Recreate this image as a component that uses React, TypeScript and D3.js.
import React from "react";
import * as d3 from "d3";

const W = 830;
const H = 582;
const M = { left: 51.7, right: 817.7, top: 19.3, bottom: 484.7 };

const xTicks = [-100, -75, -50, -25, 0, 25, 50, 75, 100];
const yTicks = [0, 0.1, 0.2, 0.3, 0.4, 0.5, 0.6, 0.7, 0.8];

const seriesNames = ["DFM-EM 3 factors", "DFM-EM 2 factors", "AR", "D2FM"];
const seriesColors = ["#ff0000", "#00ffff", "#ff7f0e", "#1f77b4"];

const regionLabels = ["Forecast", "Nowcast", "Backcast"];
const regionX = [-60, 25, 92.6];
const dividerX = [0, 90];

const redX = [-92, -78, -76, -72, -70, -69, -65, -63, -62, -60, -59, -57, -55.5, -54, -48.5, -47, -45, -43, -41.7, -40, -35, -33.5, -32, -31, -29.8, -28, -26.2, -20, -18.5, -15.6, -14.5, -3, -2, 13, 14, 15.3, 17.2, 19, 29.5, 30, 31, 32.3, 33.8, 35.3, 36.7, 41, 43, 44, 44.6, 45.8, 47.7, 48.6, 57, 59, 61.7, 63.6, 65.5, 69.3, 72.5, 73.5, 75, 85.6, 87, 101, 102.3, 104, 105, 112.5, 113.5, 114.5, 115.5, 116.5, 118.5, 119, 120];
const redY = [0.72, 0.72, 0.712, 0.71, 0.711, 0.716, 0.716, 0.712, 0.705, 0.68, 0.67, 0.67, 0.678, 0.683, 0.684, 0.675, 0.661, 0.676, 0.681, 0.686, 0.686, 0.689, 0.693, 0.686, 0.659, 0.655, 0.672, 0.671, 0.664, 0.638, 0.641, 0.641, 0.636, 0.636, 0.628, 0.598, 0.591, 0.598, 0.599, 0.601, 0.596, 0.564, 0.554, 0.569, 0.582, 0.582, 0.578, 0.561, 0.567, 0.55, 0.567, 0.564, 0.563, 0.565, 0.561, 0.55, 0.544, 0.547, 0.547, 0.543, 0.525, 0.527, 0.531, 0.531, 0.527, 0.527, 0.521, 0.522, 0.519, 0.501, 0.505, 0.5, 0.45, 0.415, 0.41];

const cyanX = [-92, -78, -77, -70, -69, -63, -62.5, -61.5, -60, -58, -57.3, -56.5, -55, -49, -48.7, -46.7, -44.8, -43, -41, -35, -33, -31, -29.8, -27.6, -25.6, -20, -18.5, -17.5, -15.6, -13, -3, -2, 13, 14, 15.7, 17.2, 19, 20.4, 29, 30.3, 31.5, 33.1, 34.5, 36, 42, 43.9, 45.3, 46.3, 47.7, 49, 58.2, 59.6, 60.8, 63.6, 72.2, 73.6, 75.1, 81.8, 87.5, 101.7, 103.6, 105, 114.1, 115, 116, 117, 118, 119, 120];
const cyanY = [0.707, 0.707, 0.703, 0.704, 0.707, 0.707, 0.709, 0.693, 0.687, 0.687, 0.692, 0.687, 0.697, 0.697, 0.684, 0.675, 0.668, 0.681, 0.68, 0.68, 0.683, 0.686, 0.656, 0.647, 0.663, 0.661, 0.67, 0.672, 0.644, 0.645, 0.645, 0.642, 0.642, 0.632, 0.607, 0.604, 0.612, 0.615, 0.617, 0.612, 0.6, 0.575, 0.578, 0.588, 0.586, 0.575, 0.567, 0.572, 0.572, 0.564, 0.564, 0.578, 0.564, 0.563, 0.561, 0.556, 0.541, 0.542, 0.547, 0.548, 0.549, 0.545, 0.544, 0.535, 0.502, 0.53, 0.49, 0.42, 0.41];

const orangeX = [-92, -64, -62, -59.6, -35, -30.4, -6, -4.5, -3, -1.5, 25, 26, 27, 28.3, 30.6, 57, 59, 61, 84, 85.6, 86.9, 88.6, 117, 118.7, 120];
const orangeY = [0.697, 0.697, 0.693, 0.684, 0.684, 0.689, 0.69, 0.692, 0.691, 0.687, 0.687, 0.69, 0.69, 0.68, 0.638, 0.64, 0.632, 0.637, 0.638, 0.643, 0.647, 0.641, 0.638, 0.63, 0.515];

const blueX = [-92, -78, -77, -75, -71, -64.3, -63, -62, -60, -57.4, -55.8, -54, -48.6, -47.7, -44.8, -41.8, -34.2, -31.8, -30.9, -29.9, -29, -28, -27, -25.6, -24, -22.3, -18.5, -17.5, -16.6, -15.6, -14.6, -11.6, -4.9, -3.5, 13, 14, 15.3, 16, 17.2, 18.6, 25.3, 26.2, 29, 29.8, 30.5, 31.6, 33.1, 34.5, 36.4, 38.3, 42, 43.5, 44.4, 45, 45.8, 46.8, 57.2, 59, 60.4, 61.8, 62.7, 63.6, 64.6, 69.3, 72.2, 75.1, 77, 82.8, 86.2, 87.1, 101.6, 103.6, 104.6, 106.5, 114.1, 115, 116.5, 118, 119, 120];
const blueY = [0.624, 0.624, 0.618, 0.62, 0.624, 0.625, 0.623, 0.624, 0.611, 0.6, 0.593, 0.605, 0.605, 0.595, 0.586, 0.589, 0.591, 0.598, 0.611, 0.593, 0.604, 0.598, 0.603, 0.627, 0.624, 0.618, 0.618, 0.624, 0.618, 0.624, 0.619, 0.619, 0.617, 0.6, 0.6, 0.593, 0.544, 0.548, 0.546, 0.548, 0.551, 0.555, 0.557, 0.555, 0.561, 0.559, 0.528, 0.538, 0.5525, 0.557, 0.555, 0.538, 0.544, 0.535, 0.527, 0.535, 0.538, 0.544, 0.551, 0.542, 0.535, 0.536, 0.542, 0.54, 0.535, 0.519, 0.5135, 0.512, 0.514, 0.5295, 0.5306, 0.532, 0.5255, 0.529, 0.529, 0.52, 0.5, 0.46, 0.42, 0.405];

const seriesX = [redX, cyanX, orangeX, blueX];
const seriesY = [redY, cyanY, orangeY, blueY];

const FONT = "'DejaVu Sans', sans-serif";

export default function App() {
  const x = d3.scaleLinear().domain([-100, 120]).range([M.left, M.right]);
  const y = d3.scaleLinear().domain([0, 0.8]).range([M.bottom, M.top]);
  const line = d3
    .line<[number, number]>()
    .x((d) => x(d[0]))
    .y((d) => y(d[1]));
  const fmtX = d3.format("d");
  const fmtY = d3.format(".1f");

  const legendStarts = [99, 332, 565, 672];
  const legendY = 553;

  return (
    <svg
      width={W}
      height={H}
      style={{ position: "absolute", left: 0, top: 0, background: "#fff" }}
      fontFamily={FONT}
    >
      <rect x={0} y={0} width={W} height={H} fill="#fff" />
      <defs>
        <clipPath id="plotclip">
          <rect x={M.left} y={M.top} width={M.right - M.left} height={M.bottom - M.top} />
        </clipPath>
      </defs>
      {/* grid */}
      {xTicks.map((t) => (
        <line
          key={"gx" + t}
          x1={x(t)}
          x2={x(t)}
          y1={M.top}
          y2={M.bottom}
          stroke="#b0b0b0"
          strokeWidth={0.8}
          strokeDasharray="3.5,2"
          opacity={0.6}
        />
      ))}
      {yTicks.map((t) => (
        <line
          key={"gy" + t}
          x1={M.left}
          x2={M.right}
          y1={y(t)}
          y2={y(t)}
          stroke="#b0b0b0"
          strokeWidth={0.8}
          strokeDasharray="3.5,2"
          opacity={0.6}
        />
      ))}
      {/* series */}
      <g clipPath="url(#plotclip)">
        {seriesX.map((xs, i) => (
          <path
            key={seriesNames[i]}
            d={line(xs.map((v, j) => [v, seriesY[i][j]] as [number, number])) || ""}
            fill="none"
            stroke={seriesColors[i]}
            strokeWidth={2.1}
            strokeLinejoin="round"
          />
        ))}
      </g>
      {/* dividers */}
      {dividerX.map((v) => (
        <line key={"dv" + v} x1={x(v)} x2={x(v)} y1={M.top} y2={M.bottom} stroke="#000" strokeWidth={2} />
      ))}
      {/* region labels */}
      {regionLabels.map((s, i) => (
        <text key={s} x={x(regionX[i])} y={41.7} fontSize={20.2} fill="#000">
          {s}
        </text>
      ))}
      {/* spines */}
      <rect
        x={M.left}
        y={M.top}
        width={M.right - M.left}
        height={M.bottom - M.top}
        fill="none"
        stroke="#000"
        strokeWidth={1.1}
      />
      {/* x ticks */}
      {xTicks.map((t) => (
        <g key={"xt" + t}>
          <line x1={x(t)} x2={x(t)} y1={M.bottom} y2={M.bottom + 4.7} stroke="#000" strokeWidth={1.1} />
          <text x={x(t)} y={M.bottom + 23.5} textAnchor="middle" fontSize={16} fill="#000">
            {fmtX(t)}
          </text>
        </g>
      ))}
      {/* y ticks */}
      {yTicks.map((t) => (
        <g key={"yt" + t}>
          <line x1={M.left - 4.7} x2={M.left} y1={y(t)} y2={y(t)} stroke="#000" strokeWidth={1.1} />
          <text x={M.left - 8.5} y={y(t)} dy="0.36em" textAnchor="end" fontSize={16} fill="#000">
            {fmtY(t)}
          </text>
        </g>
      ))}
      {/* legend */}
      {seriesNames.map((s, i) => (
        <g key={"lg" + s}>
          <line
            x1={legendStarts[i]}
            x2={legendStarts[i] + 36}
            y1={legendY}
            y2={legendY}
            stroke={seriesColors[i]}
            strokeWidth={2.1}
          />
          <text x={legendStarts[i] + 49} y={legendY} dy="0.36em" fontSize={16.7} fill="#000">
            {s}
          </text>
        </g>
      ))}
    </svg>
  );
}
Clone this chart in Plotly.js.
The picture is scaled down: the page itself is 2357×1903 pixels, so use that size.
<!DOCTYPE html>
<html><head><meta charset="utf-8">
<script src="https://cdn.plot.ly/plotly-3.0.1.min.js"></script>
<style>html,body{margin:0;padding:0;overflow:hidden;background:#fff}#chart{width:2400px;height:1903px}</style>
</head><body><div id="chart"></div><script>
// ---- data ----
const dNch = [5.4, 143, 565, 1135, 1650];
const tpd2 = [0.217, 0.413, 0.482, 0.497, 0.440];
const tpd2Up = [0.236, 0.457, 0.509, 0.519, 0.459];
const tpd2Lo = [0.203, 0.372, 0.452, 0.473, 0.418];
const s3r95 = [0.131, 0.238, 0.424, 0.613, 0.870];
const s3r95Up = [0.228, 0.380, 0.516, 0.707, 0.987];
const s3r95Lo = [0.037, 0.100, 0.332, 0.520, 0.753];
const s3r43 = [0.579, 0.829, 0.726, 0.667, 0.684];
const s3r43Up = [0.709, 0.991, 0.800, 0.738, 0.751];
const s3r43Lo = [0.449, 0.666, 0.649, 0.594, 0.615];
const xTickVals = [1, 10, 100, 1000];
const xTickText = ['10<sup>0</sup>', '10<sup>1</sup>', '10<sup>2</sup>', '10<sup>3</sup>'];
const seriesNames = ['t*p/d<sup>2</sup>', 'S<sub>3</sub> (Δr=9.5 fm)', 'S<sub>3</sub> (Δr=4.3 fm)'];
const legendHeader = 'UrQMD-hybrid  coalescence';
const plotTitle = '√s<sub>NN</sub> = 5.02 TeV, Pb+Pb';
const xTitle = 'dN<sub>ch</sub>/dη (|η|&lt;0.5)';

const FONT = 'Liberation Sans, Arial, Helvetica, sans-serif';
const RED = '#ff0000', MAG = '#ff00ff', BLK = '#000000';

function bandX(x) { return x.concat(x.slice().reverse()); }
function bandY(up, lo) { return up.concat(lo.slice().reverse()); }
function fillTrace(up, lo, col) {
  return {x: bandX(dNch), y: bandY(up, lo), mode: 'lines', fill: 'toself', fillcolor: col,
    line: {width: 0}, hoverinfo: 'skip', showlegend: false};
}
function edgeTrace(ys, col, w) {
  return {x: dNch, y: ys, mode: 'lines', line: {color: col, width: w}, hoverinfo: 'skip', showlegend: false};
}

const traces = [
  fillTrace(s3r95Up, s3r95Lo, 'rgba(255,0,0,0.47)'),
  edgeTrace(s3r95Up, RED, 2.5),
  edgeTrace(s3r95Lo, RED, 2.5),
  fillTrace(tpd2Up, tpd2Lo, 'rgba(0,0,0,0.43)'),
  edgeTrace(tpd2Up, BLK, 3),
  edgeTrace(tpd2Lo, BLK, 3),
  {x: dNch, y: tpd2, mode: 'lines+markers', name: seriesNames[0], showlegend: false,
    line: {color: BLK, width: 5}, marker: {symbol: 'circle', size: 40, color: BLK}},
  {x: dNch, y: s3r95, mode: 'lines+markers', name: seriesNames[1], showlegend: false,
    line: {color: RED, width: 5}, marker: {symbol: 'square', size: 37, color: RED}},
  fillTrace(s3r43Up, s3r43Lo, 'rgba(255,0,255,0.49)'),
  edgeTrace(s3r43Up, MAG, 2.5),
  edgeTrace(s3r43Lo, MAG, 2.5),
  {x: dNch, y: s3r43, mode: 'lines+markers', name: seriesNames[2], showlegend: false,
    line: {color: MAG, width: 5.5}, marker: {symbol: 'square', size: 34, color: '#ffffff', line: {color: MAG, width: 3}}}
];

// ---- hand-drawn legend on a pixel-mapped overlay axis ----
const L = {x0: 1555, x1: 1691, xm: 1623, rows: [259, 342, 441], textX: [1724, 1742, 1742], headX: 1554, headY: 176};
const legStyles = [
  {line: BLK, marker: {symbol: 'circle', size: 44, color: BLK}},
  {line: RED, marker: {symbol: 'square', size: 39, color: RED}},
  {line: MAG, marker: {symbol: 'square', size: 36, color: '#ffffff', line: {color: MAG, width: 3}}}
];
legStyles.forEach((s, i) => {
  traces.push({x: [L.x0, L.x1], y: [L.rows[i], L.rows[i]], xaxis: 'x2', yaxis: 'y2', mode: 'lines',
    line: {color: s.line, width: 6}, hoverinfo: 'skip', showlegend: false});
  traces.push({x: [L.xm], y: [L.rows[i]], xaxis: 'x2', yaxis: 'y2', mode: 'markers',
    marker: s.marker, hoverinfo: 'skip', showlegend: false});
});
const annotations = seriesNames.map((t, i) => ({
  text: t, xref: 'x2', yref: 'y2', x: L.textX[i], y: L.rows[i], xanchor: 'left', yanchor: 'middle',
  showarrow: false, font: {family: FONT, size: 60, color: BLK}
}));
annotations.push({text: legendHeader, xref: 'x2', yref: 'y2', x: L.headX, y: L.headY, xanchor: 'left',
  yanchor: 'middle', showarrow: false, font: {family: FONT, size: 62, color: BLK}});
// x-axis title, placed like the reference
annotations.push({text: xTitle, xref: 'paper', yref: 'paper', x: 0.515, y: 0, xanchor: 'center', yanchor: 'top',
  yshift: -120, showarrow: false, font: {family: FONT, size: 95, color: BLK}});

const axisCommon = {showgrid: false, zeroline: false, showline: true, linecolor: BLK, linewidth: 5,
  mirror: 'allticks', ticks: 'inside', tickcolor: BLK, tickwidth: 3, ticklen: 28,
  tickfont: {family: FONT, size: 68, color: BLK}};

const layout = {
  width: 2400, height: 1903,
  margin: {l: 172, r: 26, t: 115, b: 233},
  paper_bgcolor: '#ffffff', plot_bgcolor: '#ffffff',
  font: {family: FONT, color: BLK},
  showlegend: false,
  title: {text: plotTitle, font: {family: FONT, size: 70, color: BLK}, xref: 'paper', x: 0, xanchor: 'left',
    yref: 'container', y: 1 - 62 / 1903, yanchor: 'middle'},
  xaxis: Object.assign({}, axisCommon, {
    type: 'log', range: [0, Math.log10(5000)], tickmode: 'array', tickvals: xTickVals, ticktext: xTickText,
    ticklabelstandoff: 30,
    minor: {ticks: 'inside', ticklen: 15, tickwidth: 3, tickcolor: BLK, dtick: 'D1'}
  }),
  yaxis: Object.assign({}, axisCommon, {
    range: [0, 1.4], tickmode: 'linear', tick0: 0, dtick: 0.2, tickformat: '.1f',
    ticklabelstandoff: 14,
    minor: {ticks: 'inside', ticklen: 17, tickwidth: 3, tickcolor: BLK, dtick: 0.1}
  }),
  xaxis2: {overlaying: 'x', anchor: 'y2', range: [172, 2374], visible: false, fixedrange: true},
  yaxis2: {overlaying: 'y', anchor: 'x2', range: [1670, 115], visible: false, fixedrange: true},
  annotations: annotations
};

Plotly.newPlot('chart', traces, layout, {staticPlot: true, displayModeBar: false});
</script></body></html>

══════

Aim:
Using the data above, restate word for word the lines from its opening line through the line that contains "19.3, bottom: 484.7", and no more.

Answer below:
Recreate this image as a component that uses React, TypeScript and D3.js.
import React from "react";
import * as d3 from "d3";

const W = 830;
const H = 582;
const M = { left: 51.7, right: 817.7, top: 19.3, bottom: 484.7 };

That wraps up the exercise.